Dr. Friedman noted that there will always be a need for restraint use to facilitate rapid medical evaluation and stabilization of patients, but “we want to make it as humane, thoughtful, and rare as possible, and to have a large armamentarium of alternative strategies that can be equitably applied across emergency departments.”
Need for widespread, systemic change
Commenting on the findings, Regina James, MD, the American Psychiatric Association’s chief of Diversity and Health Equity and deputy medical director, said the large-scale study confirms the widespread existence of racial and ethnic disparities in patients with psychiatric disorders.

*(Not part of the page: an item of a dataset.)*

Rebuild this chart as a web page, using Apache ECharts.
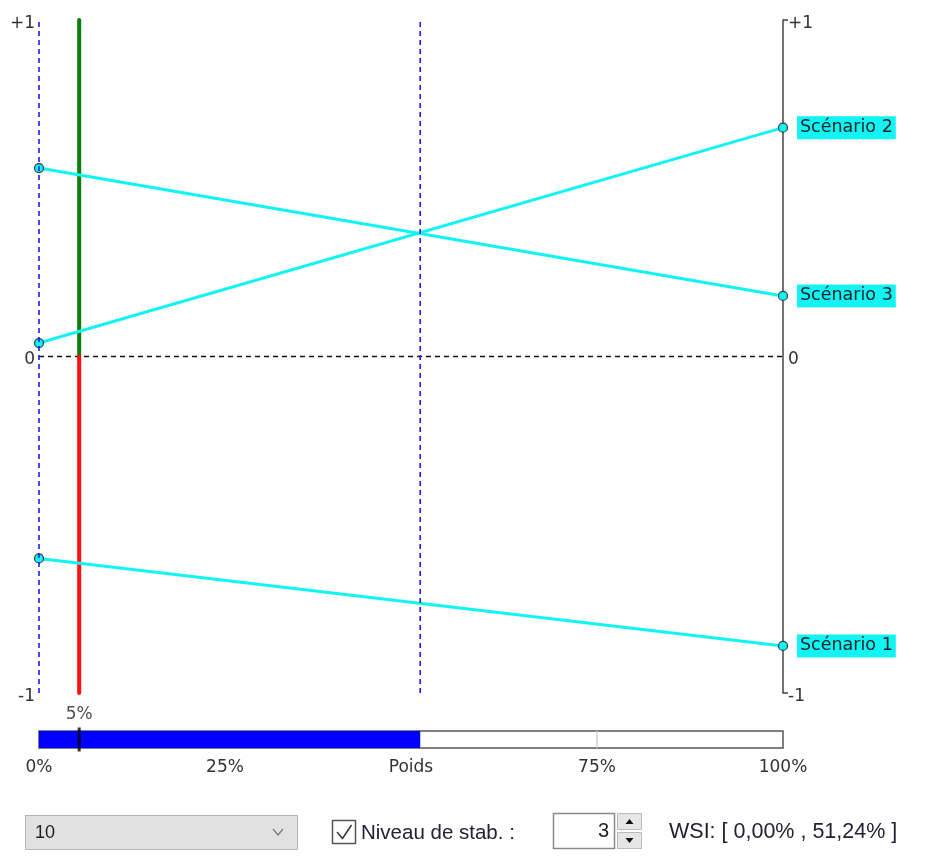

“This study and previous studies, not only in psychiatry but in other areas of medicine, all bring to light that there continues to be evidence of racial and ethnic disparities in health care, and this is consistent across a range of illnesses and health care services,” said Dr. James.
“It’s important that as we think about the solution, we also think about the etiology of the problem and the layers that have contributed to it – understanding, embracing, and recognizing that these differences didn’t just come up de novo. It’s policies, practices, and behaviors that got us to this point, and it’s going to be policies, practices, and behaviors that are going to move us away from this point,” noted Dr. James.
She added that future research should focus on further understanding which factors exacerbate agitation among patients and what resources directed at the hospital level, including de-escalation training, nursing staff, and waiting room crowding, may be effective at reducing the use of chemical sedation when clinically appropriate.
The authors and Dr. James report no relevant financial conflicts of interest.
A version of this article first appeared on Medscape.com.